Exhibit 99.2
As Revised on November 16, 2009
Investor FAQ
Partial Redemption of 12% Senior Subordinated Notes
and Automatic Separation of the Enhanced Income Securities (EISs)
The following questions and answers (Q&A) provide information as to the partial redemption of the Company’s 12% senior subordinated notes due 2016 and the automatic separation of the Company’s Enhanced Income Securities (EISs) into the component senior subordinated notes and Class A common stock, including a general description of certain aspects of the U.S. federal income tax treatment of these actions. The Q&A does not address all relevant tax aspects and does not constitute tax advice. Holders are urged to consult their own tax advisors as to the effect of the matters described in the Q&A on them.
Q: Has B&G Foods issued a notice of partial redemption for its 12% senior subordinated notes due 2016?
A: Yes, B&G Foods announced on October 2, 2009, that it has issued a notice of redemption for $90,000,002.95 principal amount of its outstanding 12% senior subordinated notes due 2016 at a cash redemption price of 106% of the principal amount of the notes being redeemed, plus accrued and unpaid interest on such amount, to, but excluding, November 2, 2009. Upon completion of the redemption on November 2, 2009, $69,540,885.70 principal amount of the senior subordinated notes remains outstanding.
Q: Does the partial redemption include 12% senior subordinated notes represented by Enhanced Income Securities (EISs)?
A: Yes, the senior subordinated notes redeemed included senior subordinated notes that had been represented by the EISs and senior subordinated notes held separately. Each EIS represented one share of the Company’s Class A common stock and $7.15 principal amount of the senior subordinated notes.
Q: What are EISs?
A: EISs, or Enhanced Income Securities, were units composed of common stock and notes. Each EIS of B&G Foods represented one share of Class A common stock and $7.15 principal amount of 12% senior subordinated notes due 2016.

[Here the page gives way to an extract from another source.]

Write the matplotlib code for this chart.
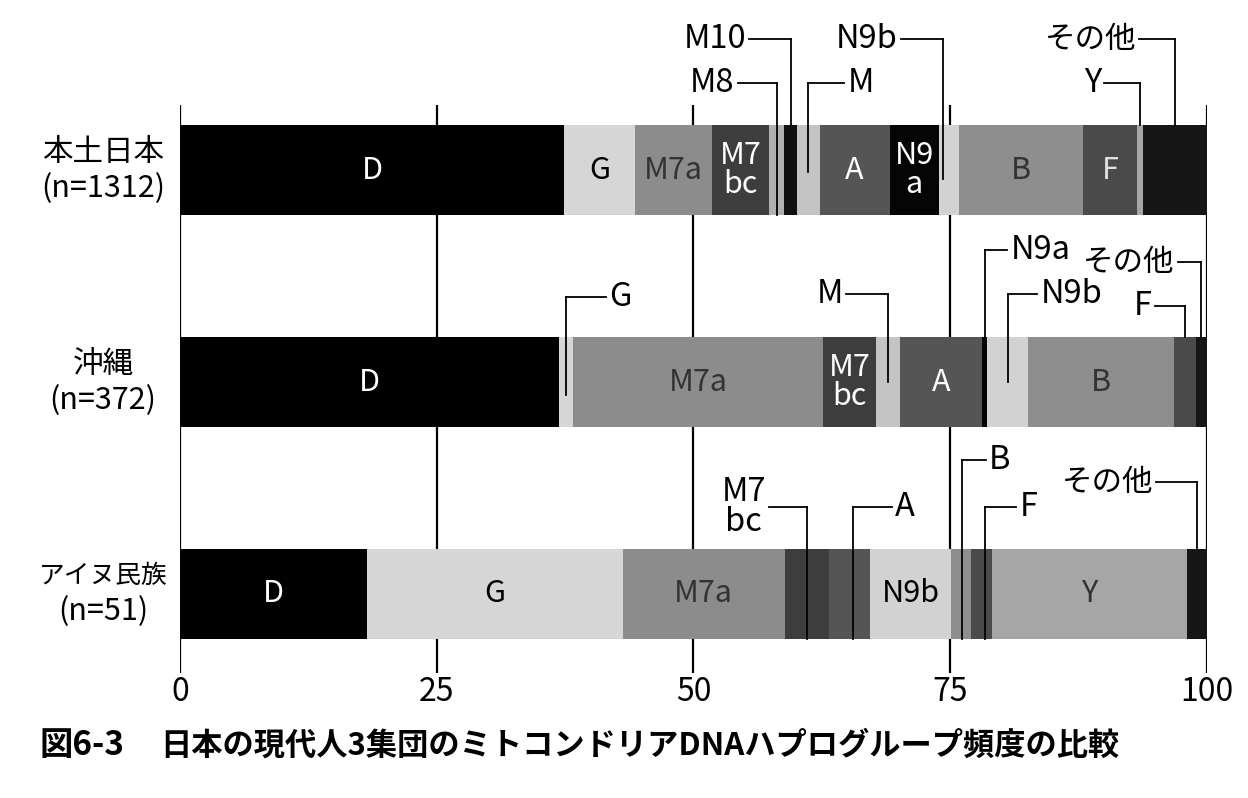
import numpy as np
import matplotlib.pyplot as plt
import matplotlib.transforms as mtransforms

plt.rcParams['font.family'] = ['Noto Sans CJK JP', 'DejaVu Sans']

# population labels (top to bottom)
groups = ['本土日本', '沖縄', 'アイヌ民族']
sizes = ['(n=1312)', '(n=372)', '(n=51)']

# haplogroup frequencies (%)
hondo_hg = ['D', 'G', 'M7a', 'M7bc', 'M8', 'M10', 'M', 'A', 'N9a', 'N9b', 'B', 'F', 'Y', 'その他']
hondo_pct = [37.4, 6.9, 7.5, 5.6, 1.4, 1.3, 2.2, 6.8, 4.8, 2.0, 12.0, 5.3, 0.6, 6.2]

okinawa_hg = ['D', 'G', 'M7a', 'M7bc', 'M', 'A', 'N9a', 'N9b', 'B', 'F', 'その他']
okinawa_pct = [36.9, 1.4, 24.3, 5.2, 2.3, 8.0, 0.5, 4.0, 14.2, 2.1, 1.1]

ainu_hg = ['D', 'G', 'M7a', 'M7bc', 'A', 'N9b', 'B', 'F', 'Y', 'その他']
ainu_pct = [18.2, 24.9, 15.8, 4.3, 4.0, 7.9, 1.9, 2.1, 19.0, 1.9]

xticks = [0, 25, 50, 75, 100]

rows = [(hondo_hg, hondo_pct), (okinawa_hg, okinawa_pct), (ainu_hg, ainu_pct)]

shade = {'D': '#000000', 'G': '#d6d6d6', 'M7a': '#8c8c8c', 'M7bc': '#3d3d3d',
         'M8': '#b0b0b0', 'M10': '#111111', 'M': '#c4c4c4', 'A': '#555555',
         'N9a': '#050505', 'N9b': '#d2d2d2', 'B': '#8e8e8e', 'F': '#4a4a4a',
         'Y': '#a6a6a6', 'その他': '#161616'}

# labels written inside the bars: haplogroup -> (text, colour)
inside = [
    {'D': ('D', 'white'), 'G': ('G', 'black'), 'M7a': ('M7a', '#333333'),
     'M7bc': ('M7\nbc', 'white'), 'A': ('A', 'white'), 'N9a': ('N9\na', 'white'),
     'B': ('B', '#333333'), 'F': ('F', '#e0e0e0')},
    {'D': ('D', 'white'), 'M7a': ('M7a', '#333333'), 'M7bc': ('M7\nbc', 'white'),
     'A': ('A', 'white'), 'B': ('B', '#333333')},
    {'D': ('D', 'white'), 'G': ('G', 'black'), 'M7a': ('M7a', '#333333'),
     'N9b': ('N9b', 'black'), 'Y': ('Y', '#333333')},
]

# callouts: (haplogroup, text, level above bar centre, line length, text side, leader end, x shift)
half = 0.2125
callouts = [
    [('M10', 'M10', -0.618, 4.0, 'l', -half, 0),
     ('M8', 'M8', -0.413, 3.8, 'l', half, 0),
     ('M', 'M', -0.413, 3.5, 'r', 0.01, 0),
     ('N9b', 'N9b', -0.618, 4.1, 'l', 0.04, -0.6),
     ('その他', 'その他', -0.618, 3.5, 'l', -half, 0),
     ('Y', 'Y', -0.413, 3.5, 'l', -half, 0)],
    [('G', 'G', -0.40, 3.9, 'r', 0.06, 0),
     ('M', 'M', -0.415, 4.1, 'l', 0.0, 0),
     ('N9a', 'N9a', -0.623, 2.2, 'r', -half, 0),
     ('N9b', 'N9b', -0.415, 2.9, 'r', 0.0, 0),
     ('その他', 'その他', -0.566, 2.3, 'l', -half, 0),
     ('F', 'F', -0.358, 2.9, 'l', -half, 0)],
    [('M7bc', 'M7\nbc', -0.41, 3.7, 'l', half, 0.0),
     ('A', 'A', -0.41, 3.8, 'r', half, 0.3),
     ('B', 'B', -0.632, 2.3, 'r', half, 0.1),
     ('F', 'F', -0.41, 3.1, 'r', half, 0.3),
     ('その他', 'その他', -0.528, 4.0, 'l', -half, 0)],
]

fig = plt.figure(figsize=(12.48, 7.98), dpi=100)
ax = fig.add_axes([0.1442, 0.1566, 0.8229, 0.7118])
ax.set_xlim(0, 100)
ax.set_ylim(2.373, -0.307)

for x in xticks:
    ax.axvline(x, color='black', lw=1.6, zorder=0)

lab_tr = mtransforms.blended_transform_factory(fig.transFigure, ax.transData)

for i, (hg, pct) in enumerate(rows):
    left = np.concatenate([[0], np.cumsum(pct)[:-1]])
    ax.barh(i, pct, left=left, height=2 * half,
            color=[shade[h] for h in hg], edgecolor='none', zorder=2)
    centers = dict(zip(hg, left + np.array(pct) / 2))
    for h, (t, c) in inside[i].items():
        ax.text(centers[h], i, t, ha='center', va='center', color=c,
                fontsize=22, linespacing=0.95, zorder=4)
    for h, t, lev, ln, side, end, dx in callouts[i]:
        cx = centers[h] + dx
        fs = 22 if t == 'その他' else 23.5
        ax.plot([cx, cx], [i + lev, i + end], color='black', lw=1.3,
                zorder=3, clip_on=False)
        if side == 'l':
            ax.plot([cx - ln, cx], [i + lev, i + lev], color='black', lw=1.3,
                    zorder=3, clip_on=False)
            ax.text(cx - ln - 0.3, i + lev, t, ha='right', va='center', fontsize=fs,
                    linespacing=0.95, multialignment='center', clip_on=False)
        else:
            ax.plot([cx, cx + ln], [i + lev, i + lev], color='black', lw=1.3,
                    zorder=3, clip_on=False)
            ax.text(cx + ln + 0.3, i + lev, t, ha='left', va='center', fontsize=fs,
                    linespacing=0.95, clip_on=False)
    name_fs = 18.5 if len(groups[i]) > 4 else 22
    ax.text(0.0825, i - 0.085, groups[i], transform=lab_tr, ha='center', va='center',
            fontsize=name_fs, clip_on=False)
    ax.text(0.0825, i + 0.085, sizes[i], transform=lab_tr, ha='center', va='center',
            fontsize=22, clip_on=False)

ax.set_xticks(xticks)
ax.set_xticklabels([str(x) for x in xticks], fontsize=23)
ax.tick_params(axis='x', length=0, pad=2)
ax.set_yticks([])
for s in ax.spines.values():
    s.set_visible(False)

fig.text(0.032, 0.066, '図6-3', fontsize=24, fontweight='bold', va='center')
fig.text(0.128, 0.066, '日本の現代人3集団のミトコンドリアDNAハプログループ頻度の比較',
         fontsize=22.5, fontweight='bold', va='center')

fig.savefig('out.png', dpi=100)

Q: What happened to my EISs in connection with the partial redemption of the senior subordinated notes?
A: Pursuant to the terms of the indenture governing the senior subordinated notes, the partial redemption of the senior subordinated notes by B&G Foods resulted in an automatic separation of all of the EISs into the component shares of Class A common stock and senior subordinated notes on October 30, 2009, the business day prior to the redemption date.

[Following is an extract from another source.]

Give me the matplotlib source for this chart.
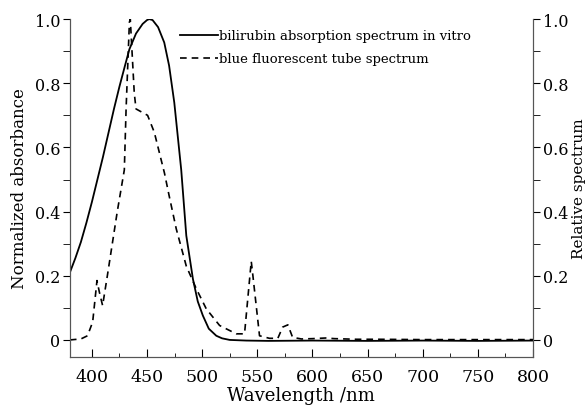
import matplotlib
matplotlib.use("Agg")
import matplotlib.pyplot as plt
from matplotlib.ticker import MultipleLocator

# bilirubin absorption (normalized)
bili_nm = [380, 385, 390, 395, 400, 405, 410, 415, 420, 425, 430, 434, 440, 446, 450, 452, 455, 460,
           465.6, 470, 474.7, 478, 481, 485.6, 491.6, 496, 500.6, 506, 512.8, 518, 525,
           540, 560, 600, 650, 700, 750, 800]
bili_val = [0.21, 0.255, 0.305, 0.365, 0.43, 0.50, 0.57, 0.645, 0.72, 0.79, 0.855, 0.906, 0.955, 0.985,
            0.997, 1.0, 0.997, 0.975,
            0.927, 0.855, 0.74, 0.63, 0.53, 0.325, 0.19, 0.12, 0.076, 0.035, 0.013, 0.005, 0.0,
            -0.002, -0.003, -0.002, -0.003, -0.002, -0.003, -0.002]

# blue fluorescent tube spectrum (relative)
tube_nm = [380, 390, 396, 400.7, 404.6, 406.7, 409.7, 414, 423, 429.4, 431, 434, 434.8, 438.4,
           440, 450.5, 456.6, 462.6, 465.8, 470, 476.5, 485.6, 494.6, 503.7, 515.8, 530.9,
           538.4, 544.5, 546, 552, 561, 568.6, 573, 577.7, 582, 590, 600, 612, 620, 640,
           660, 700, 750, 800]
tube_val = [0.0, 0.003, 0.013, 0.056, 0.185, 0.15, 0.107, 0.2, 0.40, 0.53, 0.72, 0.99, 1.0, 0.77,
            0.72, 0.70, 0.647, 0.564, 0.52, 0.45, 0.346, 0.23, 0.16, 0.097, 0.045, 0.019,
            0.019, 0.245, 0.20, 0.013, 0.005, 0.005, 0.04, 0.047, 0.008, 0.003, 0.004, 0.006, 0.004, 0.002,
            0.002, 0.001, 0.001, 0.001]

xticks = [400, 450, 500, 550, 600, 650, 700, 750, 800]
yticks = [0, 0.2, 0.4, 0.6, 0.8, 1.0]
ylabels = ["0", "0.2", "0.4", "0.6", "0.8", "1.0"]

plt.rcParams["font.family"] = ["DejaVu Serif"]

fig = plt.figure(figsize=(5.87, 4.10), dpi=100)
ax = fig.add_axes([0.119, 0.127, 0.789, 0.824])
ax2 = ax.twinx()

l1, = ax.plot(bili_nm, bili_val, color="black", lw=1.3)
l2, = ax2.plot(tube_nm, tube_val, color="black", lw=1.2, dashes=(4, 3))

for a in (ax, ax2):
    a.set_xlim(380, 800)
    a.set_ylim(-0.053, 1.0)
    a.spines["top"].set_visible(False)
    for s in a.spines.values():
        s.set_color("#555555")
    a.set_yticks(yticks)
    a.set_yticklabels(ylabels)
    a.yaxis.set_minor_locator(MultipleLocator(0.1))
    a.tick_params(axis="y", which="both", direction="out", length=5, labelsize=11.5, pad=2)

ax.set_xticks(xticks)
ax.xaxis.set_minor_locator(MultipleLocator(25))
ax.tick_params(axis="x", which="major", direction="in", length=6, labelsize=12.5, pad=8)
ax.tick_params(axis="x", which="minor", direction="in", length=3)

ax.set_xlabel("Wavelength /nm", fontsize=13, labelpad=1)
ax.set_ylabel("Normalized absorbance", fontsize=12, labelpad=5)
ax2.set_ylabel("Relative spectrum", fontsize=11)
ax2.yaxis.set_label_coords(1.1, 0.5)
ax2.yaxis.label.set_va("center")

ax.legend([l1, l2], ["bilirubin absorption spectrum in vitro", "blue fluorescent tube spectrum"],
          loc="upper left", bbox_to_anchor=(0.226, 0.985), frameon=False, fontsize=9.5,
          handlelength=2.9, handletextpad=0.05, labelspacing=0.75, borderaxespad=0)

fig.savefig("out.png", dpi=100)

Q: When did the EISs cease trading on the New York Stock Exchange?
A: The EISs, which previously traded on the New York Stock Exchange under the symbol “BGF,” ceased trading before the opening of the market on October 27, 2009. When the market opened on October 27, 2009, those shares of Class A common stock that had been represented by EISs, began trading on the New York Stock Exchange under the symbol “BGS” together with all other outstanding shares of the Company’s Class A common stock.
Q: Since this is a partial redemption, what happened to the portion of my senior subordinated notes held as part of EISs that were not redeemed? Will the senior subordinated notes be listed on an exchange?
A: The remaining portion of the senior subordinated notes, whether previously represented by EISs or held separately, are not and will not be listed on an exchange and we do not intend to create or sustain a market for such notes following the redemption date. Thus, the extent of any market for the remaining senior subordinated notes will depend upon, among other things, the principal amount of the senior subordinated notes that remains outstanding after the redemption date, the number of holders remaining at such time and the interest in maintaining a market in the senior subordinated notes on the part of securities firms. Holders may need to hold their senior subordinated notes until maturity or an earlier redemption, if any, by the Company.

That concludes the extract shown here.